Kenyan Crypto Firms Object to VAC’s Regulatory Role in VASP Bill



Kenyan crypto startups are voicing concerns over the proposed Virtual Asset Service Providers (VASP) Bill, particularly the Virtual Asset Chamber of Commerce (VAC) being assigned a seat on the regulatory board under the new law. Industry stakeholders say the involvement of VAC, which is said to have financial ties to global exchange Binance, could pose a serious conflict of interest.

VAC has allegedly received $6,000 per month from Binance for lobbying and consulting. Some industry representatives have alleged that VAC has hosted policy discussions sponsored by Binance, raising concerns about the neutrality and transparency of the regulatory process.

Legal context and role of VAC
VAC director Basil Ogolla defended the role of the organization, saying it has been engaged in consultations with the IMF and the Central Bank of Kenya (CBK) over the past two years. He said the fact that VAC was invited by Parliament to join the governing council reflects confidence in its expertise and practical contribution to the development of the regulatory framework.

According to a technical report from the IMF, Kenya needs to enact regulations that comply with FATF Recommendation 15 on combating money laundering in digital asset markets by April 2025. The country’s technical working group has begun developing the regulatory framework since March 2024.

Why is this important?
According to Chainalysis, Kenya processes more than $105.6 billion in cryptocurrency annually – ranking fifth globally in terms of adoption. About 4.25 million people in Kenya own digital assets, or 8.5% of the population.

The VASP Bill 2025 would require mandatory licensing of all cryptocurrency service providers and would subject them to the supervision of the Capital Markets Authority and the Central Bank. It would also introduce anti-money laundering (AML) and financial compliance regulations, including a controversial 3% digital asset tax.

Potential impact on the industry
VAC’s inclusion on the council has raised concerns that advocacy groups could “take control of regulation.” This has been the case in Rwanda, where links between private parties and public authorities have put the country at risk of being placed on the FATF grey list.

Smaller exchanges in Kenya have expressed concerns that the cost of compliance with the new framework could eliminate competition and lead to the concentration of power in the hands of larger companies like Binance. The new law will also restrict unauthorized ICOs, with penalties of up to KES 30 million ($230,000) or 10 years in prison.
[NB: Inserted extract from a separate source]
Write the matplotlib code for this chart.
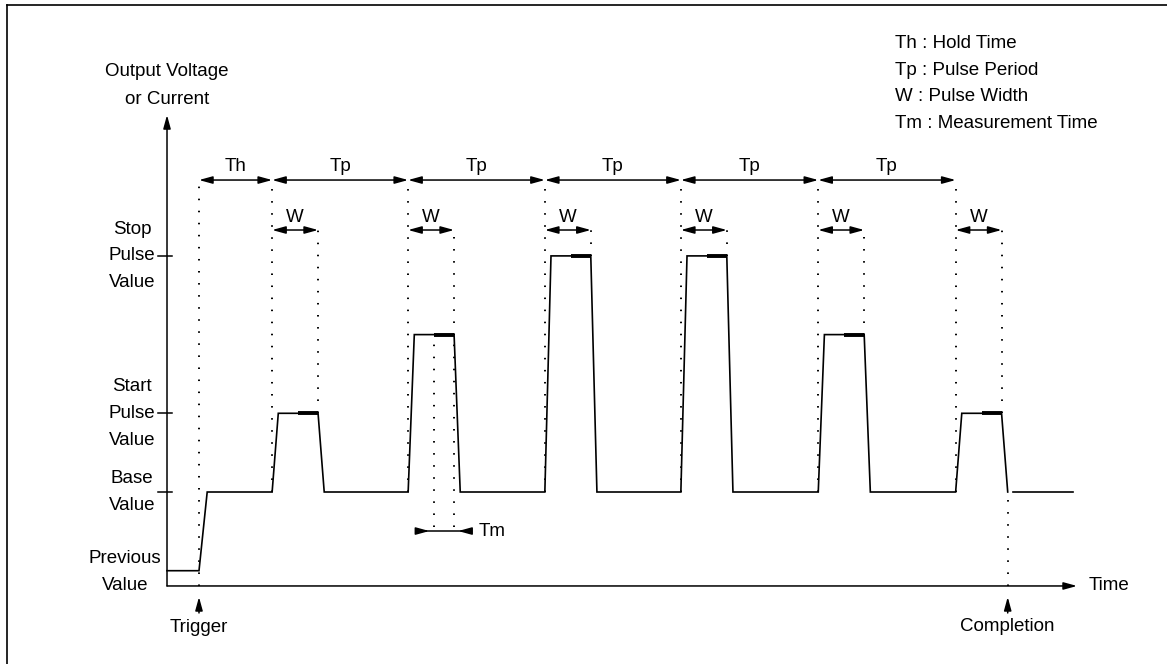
import matplotlib
matplotlib.use('Agg')
import matplotlib.pyplot as plt

# timing, in units of the pulse period Tp (trigger at t = 0)
pulse_starts = [0.535, 1.53, 2.53, 3.525, 4.53, 5.535]
W = 0.336          # pulse width
Tm = 0.146         # measurement time (end of each pulse)
rise = 0.045
fall = 0.045
trig_rise = 0.06
t_begin = -0.234
t_tail_end = 6.39

# output levels
previous_value = 0.0
base_value = 1.0
start_value = 2.0
mid_value = 3.0
stop_value = 4.0
pulse_levels = [start_value, mid_value, stop_value, stop_value, mid_value, start_value]

level_labels = ['Stop\nPulse\nValue', 'Start\nPulse\nValue', 'Base\nValue', 'Previous\nValue']
level_values = [stop_value, start_value, base_value, previous_value]
level_label_x = [-0.49, -0.49, -0.49, -0.541]
level_label_y = [4.0, 2.0, 1.0, -0.02]

period_labels = ['Th', 'Tp', 'Tp', 'Tp', 'Tp', 'Tp']
legend_lines = ['Th : Hold Time', 'Tp : Pulse Period', 'W : Pulse Width', 'Tm : Measurement Time']

plt.rcParams['font.family'] = ['Liberation Sans', 'DejaVu Sans']
FS = 13.5

fig = plt.figure(figsize=(11.67, 6.64), dpi=100)
ax = fig.add_axes([0, 0, 1, 1])
ax.set_xlim(-1.4557, 7.0812)
ax.set_ylim(-1.1855, 7.2516)
ax.axis('off')

# layout positions (data units)
x_axis_y = -0.194
y_axis_top = 5.79
x_axis_end = 6.423
period_arrow_y = 4.964
w_arrow_y = 4.329
tm_arrow_y = 0.504

dot = dict(color='k', lw=1.4, linestyle=(0, (0.8, 5.4)))
HEAD = 'head_length=0.8,head_width=0.22'

def darrow(x1, x2, y):
    ax.annotate('', xy=(x2, y), xytext=(x1, y),
                arrowprops=dict(arrowstyle='<|-|>,' + HEAD,
                                lw=1.1, color='k', shrinkA=0, shrinkB=0))

def sarrow(x1, y1, x2, y2):
    ax.annotate('', xy=(x2, y2), xytext=(x1, y1),
                arrowprops=dict(arrowstyle='-|>,' + HEAD,
                                lw=1.1, color='k', shrinkA=0, shrinkB=0))

# frame (left and top only visible)
ax.plot([-1.4045, -1.4045], [-1.2, 7.188], color='k', lw=1.2)
ax.plot([-1.4045, 7.1], [7.188, 7.188], color='k', lw=1.2)

# axes
sarrow(t_begin, x_axis_y, t_begin, y_axis_top)
sarrow(t_begin, x_axis_y, x_axis_end, x_axis_y)
ax.text(6.511, x_axis_y, 'Time', fontsize=FS, va='center', ha='left')
ax.text(t_begin, 6.165, 'Output Voltage\nor Current', fontsize=FS, ha='center', va='center',
        linespacing=1.8)

# level ticks and labels
for lab, v, lx, ly in zip(level_labels, level_values, level_label_x, level_label_y):
    if v != previous_value:
        ax.plot([-0.300, -0.198], [v, v], color='k', lw=1.1)
    ax.text(lx, ly, lab, fontsize=FS, ha='center', va='center', linespacing=1.75)

# waveform
ts = [t_begin, 0.0, trig_rise]
vs = [previous_value, previous_value, base_value]
for s, lvl in zip(pulse_starts, pulse_levels):
    ts += [s, s + rise, s + W, s + W + fall]
    vs += [base_value, lvl, lvl, base_value]
ax.plot(ts, vs, color='k', lw=1.2, solid_joinstyle='miter')
completion = pulse_starts[-1] + W + fall
ax.plot([completion + 0.035, t_tail_end], [base_value, base_value], color='k', lw=1.2)

# measurement windows (thick)
for s, lvl in zip(pulse_starts, pulse_levels):
    ax.plot([s + W - Tm, s + W], [lvl, lvl], color='k', lw=2.8, solid_capstyle='butt')

# dotted guides
ax.plot([0, 0], [x_axis_y, period_arrow_y], **dot)
for s, lvl in zip(pulse_starts, pulse_levels):
    ax.plot([s, s], [base_value, period_arrow_y], **dot)
    ax.plot([s + W, s + W], [lvl, w_arrow_y], **dot)
ax.plot([completion, completion], [x_axis_y, base_value], **dot)

# Th / Tp arrows
edges = [0.0] + pulse_starts
for a, b, lab in zip(edges[:-1], edges[1:], period_labels):
    darrow(a, b, period_arrow_y)
    ax.text((a + b) / 2, 5.142, lab, fontsize=FS, ha='center', va='center')

# W arrows
for s in pulse_starts:
    darrow(s, s + W, w_arrow_y)
    ax.text(s + W / 2, 4.482, 'W', fontsize=FS, ha='center', va='center')

# Tm on second pulse
s2, l2 = pulse_starts[1], pulse_levels[1]
ax.plot([s2 + W - Tm, s2 + W - Tm], [0.555, l2], **dot)
ax.plot([s2 + W, s2 + W], [0.555, l2], **dot)
ax.plot([s2 + W - Tm - 0.095, s2 + W + 0.09], [tm_arrow_y, tm_arrow_y], color='k', lw=1.1)
sarrow(s2 + W - Tm - 0.095, tm_arrow_y, s2 + W - Tm - 0.035, tm_arrow_y)
sarrow(s2 + W + 0.09, tm_arrow_y, s2 + W + 0.03, tm_arrow_y)
ax.text(s2 + W + 0.18, tm_arrow_y, 'Tm', fontsize=FS, ha='left', va='center')

# trigger / completion markers
sarrow(0.0, -0.537, 0.0, -0.334)
ax.text(0.0, -0.728, 'Trigger', fontsize=FS, ha='center', va='center')
sarrow(completion, -0.537, completion, -0.334)
ax.text(completion, -0.715, 'Completion', fontsize=FS, ha='center', va='center')

# legend text
for i, line in enumerate(legend_lines):
    ax.text(5.091, 6.693 - i * 0.335, line, fontsize=FS, ha='left', va='center')

fig.savefig('out.png', dpi=100, facecolor='white')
Regional and international implications

Countries like Uganda, Tanzania and South Sudan are closely watching Kenya’s regulatory move. Kenya’s emergence as a regional crypto hub could set a precedent for regulatory frameworks across East Africa.

In addition, the US’s Fannie Mae and Freddie Mac are considering allowing digital assets as collateral, a move Kenya could emulate if it wants to further legitimize and implement cryptocurrencies.

Future and Expectations
Despite the many controversies, the VASP Bill 2025 could help Kenya move closer to establishing a clear and friendly regulatory environment that will attract international investment and foster digital financial innovation. However, regulatory transparency and equitable stakeholder engagement will be vital to the long-term success of the regulatory framework.